> [Records with drawing code]:
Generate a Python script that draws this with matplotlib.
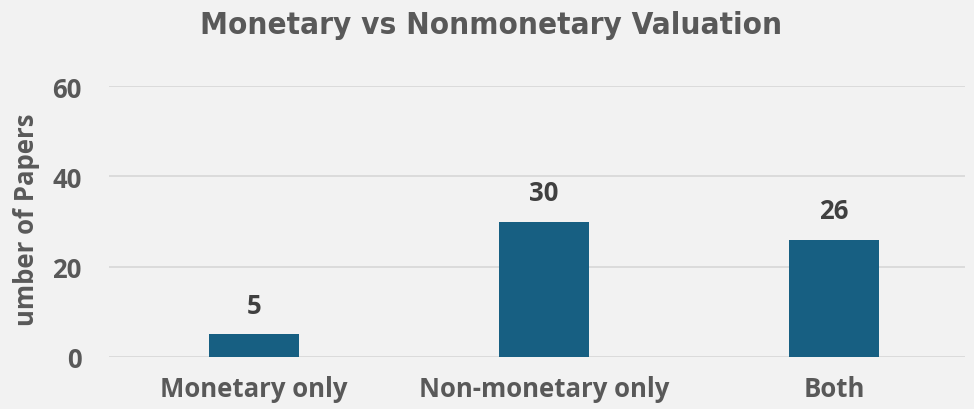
import matplotlib
matplotlib.use("Agg")
import matplotlib.pyplot as plt

categories = ["Monetary only", "Non-monetary only", "Both"]
values = [5, 30, 26]
yticks = [0, 20, 40, 60]
title = "Monetary vs Nonmonetary Valuation"
ylabel = "umber of Papers"

BG = "#F2F2F2"
BAR = "#175F82"
TXT = "#595959"
LBL = "#404040"
GRID = "#D9D9D9"
FAM = ["Open Sans", "DejaVu Sans"]
FS = 18.5

fig = plt.figure(figsize=(9.74, 4.10), dpi=100, facecolor=BG)
W, H = 974, 410
left, right = 109, 965
bottom, top = 358, 87
ax = fig.add_axes([left / W, (H - bottom) / H, (right - left) / W, (bottom - top) / H])
ax.set_facecolor(BG)

x = list(range(len(categories)))
ax.bar(x, values, width=0.31, color=BAR, zorder=3)
ax.set_xlim(-0.5, 2.5 - (979 - 965) / 290)
ax.set_ylim(0, 60)
ax.set_yticks(yticks)
ax.yaxis.grid(True, color=GRID, linewidth=1.3, zorder=0)
ax.tick_params(axis="both", length=0)
for s in ax.spines.values():
    s.set_visible(False)

ax.set_xticks(x)
ax.set_xticklabels(categories, fontsize=FS, fontweight="bold", color=TXT, family=FAM)
for lab in ax.get_yticklabels():
    lab.set_fontsize(FS)
    lab.set_fontweight("bold")
    lab.set_family(FAM)
    lab.set_color(TXT)
ax.tick_params(axis="y", pad=19.5)
ax.tick_params(axis="x", pad=13)

for xi, v in zip(x, values):
    ax.annotate(str(v), (xi, v), xytext=(0, 11), textcoords="offset points",
                ha="center", va="bottom", fontsize=FS, fontweight="bold",
                color=LBL, family=FAM)

fig.text(27 / W, 1 - 220 / H, ylabel, rotation=90, ha="center", va="center",
         fontsize=FS, fontweight="bold", color=TXT, family=FAM)

fig.text(491 / W, 1 - 26 / H, title, ha="center", va="center", fontsize=22.5,
         fontweight="bold", fontstretch="condensed", color=TXT,
         family=["DejaVu Sans"])

fig.savefig("out.png", dpi=100, facecolor=BG)
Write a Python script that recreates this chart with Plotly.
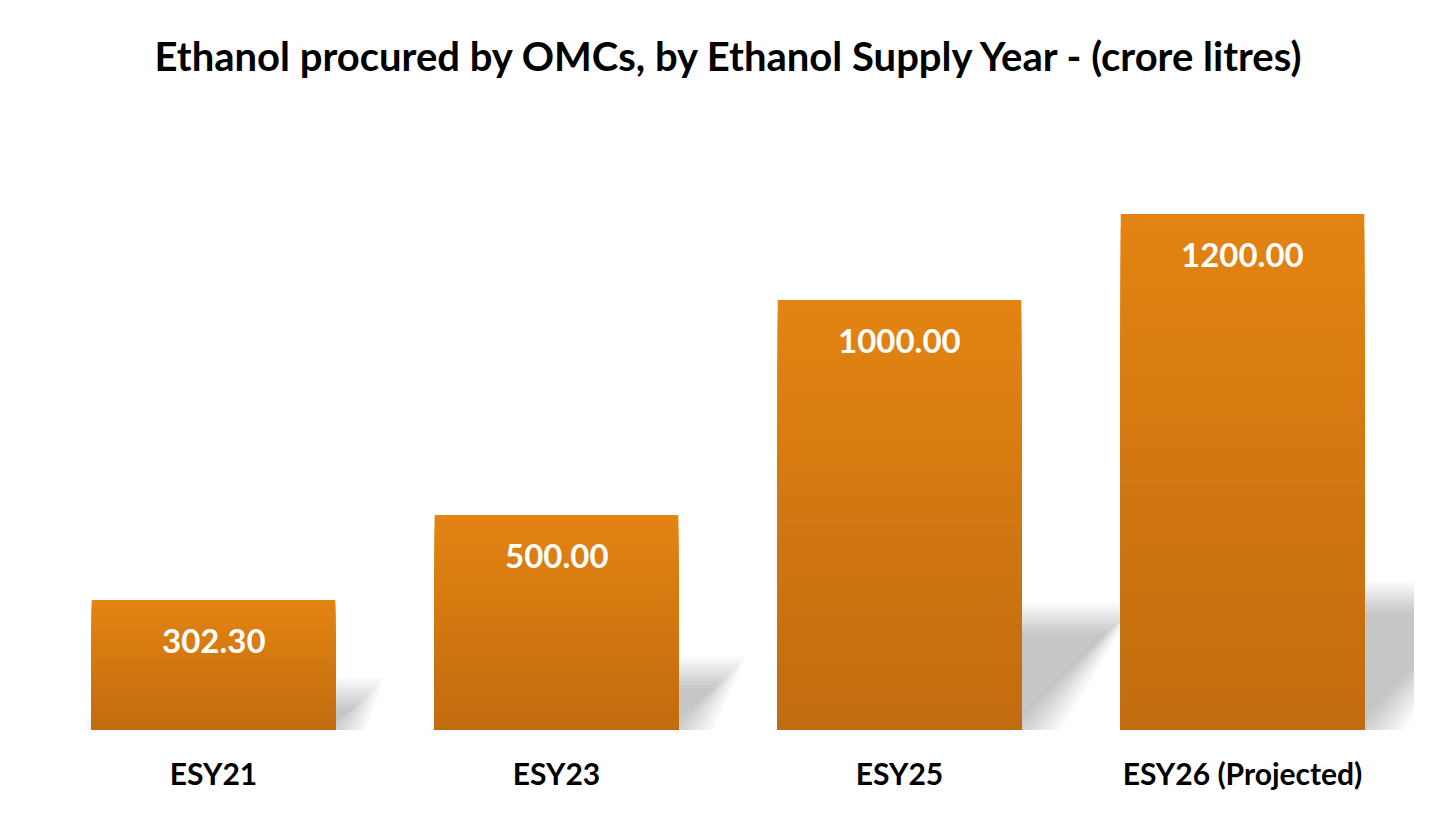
import plotly.graph_objects as go

# ==========================================================
# DATA
# ==========================================================
years = ["ESY21", "ESY23", "ESY25", "ESY26 (Projected)"]
procured = [302.30, 500.00, 1000.00, 1200.00]
labels = ["302.30", "500.00", "1000.00", "1200.00"]

TITLE = "Ethanol procured by OMCs, by Ethanol Supply Year - (crore litres)"
FONT = "Lato"

# ==========================================================
# LAYOUT CONSTANTS (page adds an 8px body margin)
# ==========================================================
W, H = 1456, 819
M_L, M_R, M_T, M_B = 34, 50, 102, 97
Y_MAX = 1442
BARGAP = 0.29
TOP_RGB = (227, 131, 18)
BOT_RGB = (193, 108, 16)
N_STEPS = 40

px_per_x = (W - M_L - M_R) / len(years)
px_per_y = (H - M_T - M_B) / Y_MAX

fig = go.Figure()

# gradient bars: overlay progressively shorter bars, darker towards the base
for k in range(N_STEPS):
    t = k / (N_STEPS - 1)
    r = round(TOP_RGB[0] + (BOT_RGB[0] - TOP_RGB[0]) * t)
    g = round(TOP_RGB[1] + (BOT_RGB[1] - TOP_RGB[1]) * t)
    b = round(TOP_RGB[2] + (BOT_RGB[2] - TOP_RGB[2]) * t)
    frac = (N_STEPS - k) / N_STEPS
    fig.add_trace(go.Bar(
        x=years,
        y=[v * frac for v in procured],
        marker=dict(color=f"rgb({r},{g},{b})", line=dict(width=0)),
        hoverinfo="skip" if k else "x+y",
        showlegend=False,
    ))

# soft perspective shadows behind each bar
half = (1 - BARGAP) / 2
for i, v in enumerate(procured):
    h = 0.25 * v
    d = 0.9 * h * px_per_y / px_per_x
    for s in range(10):
        e = -12 + s * 3.5
        ex = e / px_per_x
        ey = e / px_per_y
        xl, xr = i - half, i + half
        path = (f"M {xl - ex},{-ey - 30} L {xr + ex},{-ey - 30} "
                f"L {xr + d + ex},{h + ey} L {xl + d - ex},{h + ey} Z")
        fig.add_shape(type="path", path=path, xref="x", yref="y",
                      fillcolor="rgba(0,0,0,0.025)", line=dict(width=0),
                      layer="below")

# value labels inside the top of each bar
for yr, v, lab in zip(years, procured, labels):
    fig.add_annotation(
        x=yr, y=v, text=f"<b>{lab}</b>", showarrow=False,
        yanchor="middle", yshift=-40,
        font=dict(family=FONT, size=33, color="white"),
    )

fig.update_layout(
    width=W, height=H,
    barmode="overlay",
    bargap=BARGAP,
    plot_bgcolor="white",
    paper_bgcolor="white",
    margin=dict(l=M_L, r=M_R, t=M_T, b=M_B),
    title=dict(
        text=f"<b>{TITLE}</b>",
        x=(M_L + (W - M_L - M_R) / 2) / W, xanchor="center",
        y=1 - 49 / H, yanchor="middle", yref="container",
        font=dict(family=FONT, size=40, color="black"),
    ),
    showlegend=False,
)

fig.update_xaxes(
    range=[-0.5, len(years) - 0.5],
    showline=False, showgrid=False, zeroline=False, ticks="",
    tickfont=dict(family=FONT, size=30, color="black", weight="bold"),
    ticklabelstandoff=24,
)
fig.update_yaxes(
    range=[0, Y_MAX], visible=False, showgrid=False, zeroline=False,
)

fig.write_html("out.html")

> [Written problem]: Leaving out the pictures, extract the stretch from the line holding "Write a Python" through the line holding "fig = go.Figure()", word for word.

> [Answer to this task]:
Write a Python script that recreates this chart with Plotly.
import plotly.graph_objects as go

# ==========================================================
# DATA
# ==========================================================
years = ["ESY21", "ESY23", "ESY25", "ESY26 (Projected)"]
procured = [302.30, 500.00, 1000.00, 1200.00]
labels = ["302.30", "500.00", "1000.00", "1200.00"]

TITLE = "Ethanol procured by OMCs, by Ethanol Supply Year - (crore litres)"
FONT = "Lato"

# ==========================================================
# LAYOUT CONSTANTS (page adds an 8px body margin)
# ==========================================================
W, H = 1456, 819
M_L, M_R, M_T, M_B = 34, 50, 102, 97
Y_MAX = 1442
BARGAP = 0.29
TOP_RGB = (227, 131, 18)
BOT_RGB = (193, 108, 16)
N_STEPS = 40

px_per_x = (W - M_L - M_R) / len(years)
px_per_y = (H - M_T - M_B) / Y_MAX

fig = go.Figure()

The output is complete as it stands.